═══ Items ═══

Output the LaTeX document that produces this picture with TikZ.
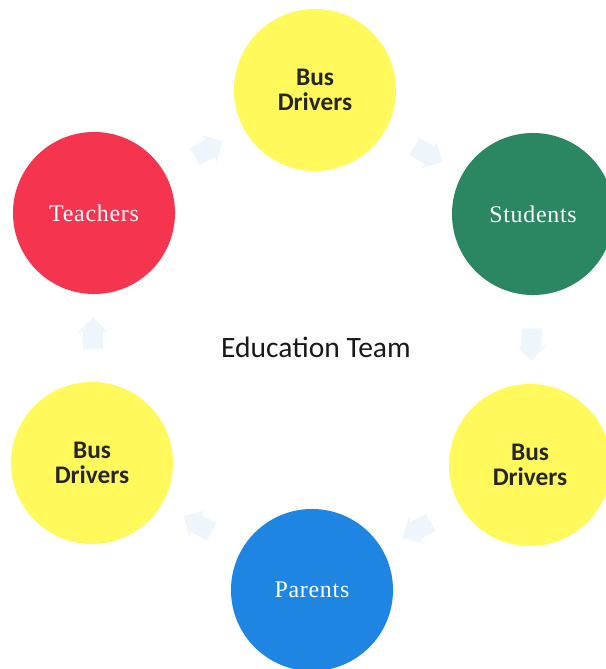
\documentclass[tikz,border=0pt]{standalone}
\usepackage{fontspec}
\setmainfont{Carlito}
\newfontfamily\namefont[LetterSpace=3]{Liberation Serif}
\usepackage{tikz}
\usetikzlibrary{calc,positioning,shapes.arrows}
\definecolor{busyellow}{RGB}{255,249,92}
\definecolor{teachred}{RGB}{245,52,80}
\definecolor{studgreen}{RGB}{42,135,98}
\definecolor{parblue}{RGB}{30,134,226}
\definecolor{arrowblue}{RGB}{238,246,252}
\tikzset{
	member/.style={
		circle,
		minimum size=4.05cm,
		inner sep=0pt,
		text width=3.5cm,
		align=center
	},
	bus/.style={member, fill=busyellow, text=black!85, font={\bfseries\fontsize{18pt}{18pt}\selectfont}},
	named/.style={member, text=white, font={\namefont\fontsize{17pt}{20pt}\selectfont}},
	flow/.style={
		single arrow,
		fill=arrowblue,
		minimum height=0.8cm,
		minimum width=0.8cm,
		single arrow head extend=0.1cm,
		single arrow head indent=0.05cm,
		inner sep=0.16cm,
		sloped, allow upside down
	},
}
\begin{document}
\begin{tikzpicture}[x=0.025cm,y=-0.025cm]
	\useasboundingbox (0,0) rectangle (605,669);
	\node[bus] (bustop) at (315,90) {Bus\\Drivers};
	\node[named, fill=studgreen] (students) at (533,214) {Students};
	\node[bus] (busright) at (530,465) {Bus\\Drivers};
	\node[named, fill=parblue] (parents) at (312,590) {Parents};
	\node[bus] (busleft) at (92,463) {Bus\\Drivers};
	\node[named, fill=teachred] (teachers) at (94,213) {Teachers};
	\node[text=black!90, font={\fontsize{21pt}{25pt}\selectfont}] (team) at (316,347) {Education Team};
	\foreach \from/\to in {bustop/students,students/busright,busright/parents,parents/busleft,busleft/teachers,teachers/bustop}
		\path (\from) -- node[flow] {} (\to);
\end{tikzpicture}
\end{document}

═══
═══ Items ═══

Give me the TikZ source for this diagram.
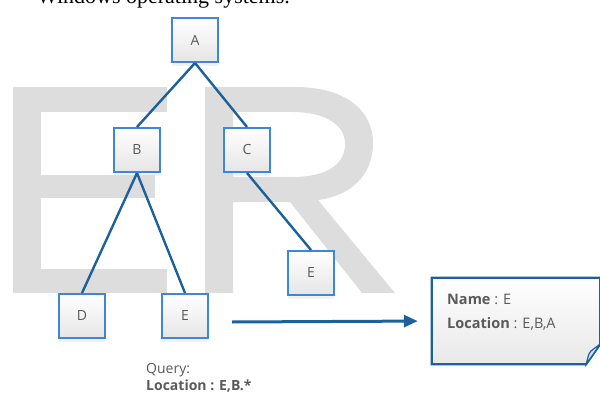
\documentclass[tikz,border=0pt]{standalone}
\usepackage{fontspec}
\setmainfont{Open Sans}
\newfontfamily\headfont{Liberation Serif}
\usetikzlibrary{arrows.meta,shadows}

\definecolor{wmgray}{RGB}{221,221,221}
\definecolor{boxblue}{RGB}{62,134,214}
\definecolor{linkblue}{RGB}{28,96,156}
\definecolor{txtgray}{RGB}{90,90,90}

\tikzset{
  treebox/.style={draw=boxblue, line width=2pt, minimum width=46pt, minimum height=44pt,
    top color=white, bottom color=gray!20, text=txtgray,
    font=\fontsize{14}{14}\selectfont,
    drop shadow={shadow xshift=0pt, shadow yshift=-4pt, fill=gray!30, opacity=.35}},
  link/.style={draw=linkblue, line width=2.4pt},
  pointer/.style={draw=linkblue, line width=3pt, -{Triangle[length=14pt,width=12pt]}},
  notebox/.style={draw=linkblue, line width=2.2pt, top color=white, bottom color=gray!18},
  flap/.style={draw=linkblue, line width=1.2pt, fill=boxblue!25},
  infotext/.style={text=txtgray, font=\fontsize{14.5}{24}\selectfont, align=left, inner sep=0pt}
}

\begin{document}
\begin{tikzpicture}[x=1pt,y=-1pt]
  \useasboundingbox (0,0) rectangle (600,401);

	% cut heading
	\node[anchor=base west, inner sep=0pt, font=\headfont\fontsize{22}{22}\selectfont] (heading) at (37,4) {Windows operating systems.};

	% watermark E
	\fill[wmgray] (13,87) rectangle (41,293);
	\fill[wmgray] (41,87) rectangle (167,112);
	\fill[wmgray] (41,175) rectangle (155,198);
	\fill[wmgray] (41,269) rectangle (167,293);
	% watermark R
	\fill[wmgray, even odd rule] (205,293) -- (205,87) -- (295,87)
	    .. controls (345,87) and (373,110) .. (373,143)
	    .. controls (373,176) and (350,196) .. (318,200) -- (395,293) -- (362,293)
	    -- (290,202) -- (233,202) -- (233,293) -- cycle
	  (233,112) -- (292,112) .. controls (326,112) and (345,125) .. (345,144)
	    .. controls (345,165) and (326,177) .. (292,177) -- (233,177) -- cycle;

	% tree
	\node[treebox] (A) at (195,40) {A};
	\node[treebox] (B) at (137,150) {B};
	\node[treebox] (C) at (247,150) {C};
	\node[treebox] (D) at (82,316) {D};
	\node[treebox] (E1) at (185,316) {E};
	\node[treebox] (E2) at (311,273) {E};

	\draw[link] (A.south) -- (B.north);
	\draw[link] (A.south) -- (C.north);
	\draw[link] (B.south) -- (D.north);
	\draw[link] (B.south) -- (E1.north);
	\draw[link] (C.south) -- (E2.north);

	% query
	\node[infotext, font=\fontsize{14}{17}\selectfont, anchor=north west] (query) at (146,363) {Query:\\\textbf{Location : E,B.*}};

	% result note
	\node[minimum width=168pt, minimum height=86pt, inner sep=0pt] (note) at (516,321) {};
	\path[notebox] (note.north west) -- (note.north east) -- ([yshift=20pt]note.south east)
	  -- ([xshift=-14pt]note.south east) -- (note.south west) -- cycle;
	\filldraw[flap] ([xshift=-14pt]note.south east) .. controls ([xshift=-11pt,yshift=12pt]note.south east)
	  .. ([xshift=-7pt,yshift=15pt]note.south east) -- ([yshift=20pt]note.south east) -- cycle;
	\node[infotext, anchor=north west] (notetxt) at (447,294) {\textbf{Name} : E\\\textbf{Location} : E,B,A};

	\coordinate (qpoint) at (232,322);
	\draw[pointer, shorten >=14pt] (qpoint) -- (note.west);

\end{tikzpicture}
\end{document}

═══
═══ Items ═══

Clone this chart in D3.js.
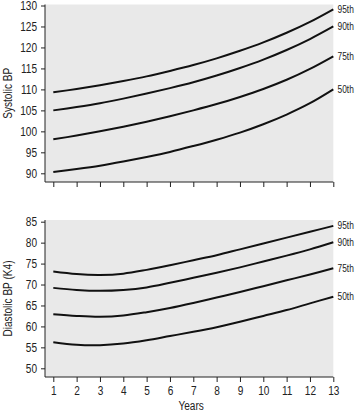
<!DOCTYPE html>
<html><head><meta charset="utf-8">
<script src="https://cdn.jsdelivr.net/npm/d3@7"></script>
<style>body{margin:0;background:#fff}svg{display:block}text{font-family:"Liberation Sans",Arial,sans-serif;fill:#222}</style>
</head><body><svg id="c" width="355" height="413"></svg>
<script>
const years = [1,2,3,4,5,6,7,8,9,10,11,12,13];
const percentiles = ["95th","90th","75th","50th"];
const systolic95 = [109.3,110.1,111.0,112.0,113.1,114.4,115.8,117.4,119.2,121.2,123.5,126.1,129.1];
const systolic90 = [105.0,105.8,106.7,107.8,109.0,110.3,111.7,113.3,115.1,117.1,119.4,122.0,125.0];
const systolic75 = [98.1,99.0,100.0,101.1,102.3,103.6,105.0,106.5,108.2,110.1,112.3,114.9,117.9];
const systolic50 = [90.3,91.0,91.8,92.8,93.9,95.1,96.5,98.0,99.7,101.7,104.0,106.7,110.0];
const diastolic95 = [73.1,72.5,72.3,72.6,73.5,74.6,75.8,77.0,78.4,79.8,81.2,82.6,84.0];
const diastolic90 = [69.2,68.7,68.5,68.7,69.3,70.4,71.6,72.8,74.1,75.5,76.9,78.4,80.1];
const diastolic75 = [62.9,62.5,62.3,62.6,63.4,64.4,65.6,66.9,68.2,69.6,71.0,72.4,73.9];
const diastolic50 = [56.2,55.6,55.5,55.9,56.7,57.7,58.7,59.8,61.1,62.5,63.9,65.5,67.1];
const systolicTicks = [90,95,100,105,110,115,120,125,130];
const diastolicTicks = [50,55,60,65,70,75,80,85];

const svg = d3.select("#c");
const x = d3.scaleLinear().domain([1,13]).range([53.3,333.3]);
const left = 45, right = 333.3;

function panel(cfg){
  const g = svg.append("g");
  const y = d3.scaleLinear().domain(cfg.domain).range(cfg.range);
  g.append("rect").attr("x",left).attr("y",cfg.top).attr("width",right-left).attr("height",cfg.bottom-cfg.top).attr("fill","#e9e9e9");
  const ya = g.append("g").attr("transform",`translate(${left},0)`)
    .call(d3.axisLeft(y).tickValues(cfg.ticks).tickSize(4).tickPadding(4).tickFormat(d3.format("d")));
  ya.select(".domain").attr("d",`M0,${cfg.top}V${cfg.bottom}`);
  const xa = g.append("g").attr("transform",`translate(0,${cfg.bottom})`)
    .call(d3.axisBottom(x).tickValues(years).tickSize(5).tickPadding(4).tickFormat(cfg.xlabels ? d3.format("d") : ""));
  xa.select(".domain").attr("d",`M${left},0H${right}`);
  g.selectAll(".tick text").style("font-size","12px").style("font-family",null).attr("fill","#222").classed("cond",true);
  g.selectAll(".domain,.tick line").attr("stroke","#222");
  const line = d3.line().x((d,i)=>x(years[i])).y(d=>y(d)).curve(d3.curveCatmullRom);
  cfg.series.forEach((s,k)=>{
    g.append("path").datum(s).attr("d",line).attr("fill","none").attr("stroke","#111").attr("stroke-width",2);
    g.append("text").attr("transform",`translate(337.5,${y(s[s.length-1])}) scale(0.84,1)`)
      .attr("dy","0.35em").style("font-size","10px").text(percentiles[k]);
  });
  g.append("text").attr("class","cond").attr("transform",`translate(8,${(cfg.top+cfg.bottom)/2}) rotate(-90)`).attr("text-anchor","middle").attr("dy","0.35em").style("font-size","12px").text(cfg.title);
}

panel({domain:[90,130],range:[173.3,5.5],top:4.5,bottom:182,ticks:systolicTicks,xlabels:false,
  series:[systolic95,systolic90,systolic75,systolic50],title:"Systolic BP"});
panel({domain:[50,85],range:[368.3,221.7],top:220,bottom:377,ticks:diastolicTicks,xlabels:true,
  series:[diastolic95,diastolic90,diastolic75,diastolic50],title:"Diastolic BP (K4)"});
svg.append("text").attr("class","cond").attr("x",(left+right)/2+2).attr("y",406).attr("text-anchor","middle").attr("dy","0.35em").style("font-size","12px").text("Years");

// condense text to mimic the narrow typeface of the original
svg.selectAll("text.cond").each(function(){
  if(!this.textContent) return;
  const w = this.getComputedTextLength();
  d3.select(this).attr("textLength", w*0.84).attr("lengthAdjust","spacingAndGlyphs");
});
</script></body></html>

═══

Short problem: Go to the line that contains "Clone this chart in D3.js." and copy from there down to the line that contains "const left = 45, right = 333.3;", with both lines included. Pass over the pictures.

Solution for this problem:
Clone this chart in D3.js.
<!DOCTYPE html>
<html><head><meta charset="utf-8">
<script src="https://cdn.jsdelivr.net/npm/d3@7"></script>
<style>body{margin:0;background:#fff}svg{display:block}text{font-family:"Liberation Sans",Arial,sans-serif;fill:#222}</style>
</head><body><svg id="c" width="355" height="413"></svg>
<script>
const years = [1,2,3,4,5,6,7,8,9,10,11,12,13];
const percentiles = ["95th","90th","75th","50th"];
const systolic95 = [109.3,110.1,111.0,112.0,113.1,114.4,115.8,117.4,119.2,121.2,123.5,126.1,129.1];
const systolic90 = [105.0,105.8,106.7,107.8,109.0,110.3,111.7,113.3,115.1,117.1,119.4,122.0,125.0];
const systolic75 = [98.1,99.0,100.0,101.1,102.3,103.6,105.0,106.5,108.2,110.1,112.3,114.9,117.9];
const systolic50 = [90.3,91.0,91.8,92.8,93.9,95.1,96.5,98.0,99.7,101.7,104.0,106.7,110.0];
const diastolic95 = [73.1,72.5,72.3,72.6,73.5,74.6,75.8,77.0,78.4,79.8,81.2,82.6,84.0];
const diastolic90 = [69.2,68.7,68.5,68.7,69.3,70.4,71.6,72.8,74.1,75.5,76.9,78.4,80.1];
const diastolic75 = [62.9,62.5,62.3,62.6,63.4,64.4,65.6,66.9,68.2,69.6,71.0,72.4,73.9];
const diastolic50 = [56.2,55.6,55.5,55.9,56.7,57.7,58.7,59.8,61.1,62.5,63.9,65.5,67.1];
const systolicTicks = [90,95,100,105,110,115,120,125,130];
const diastolicTicks = [50,55,60,65,70,75,80,85];

const svg = d3.select("#c");
const x = d3.scaleLinear().domain([1,13]).range([53.3,333.3]);
const left = 45, right = 333.3;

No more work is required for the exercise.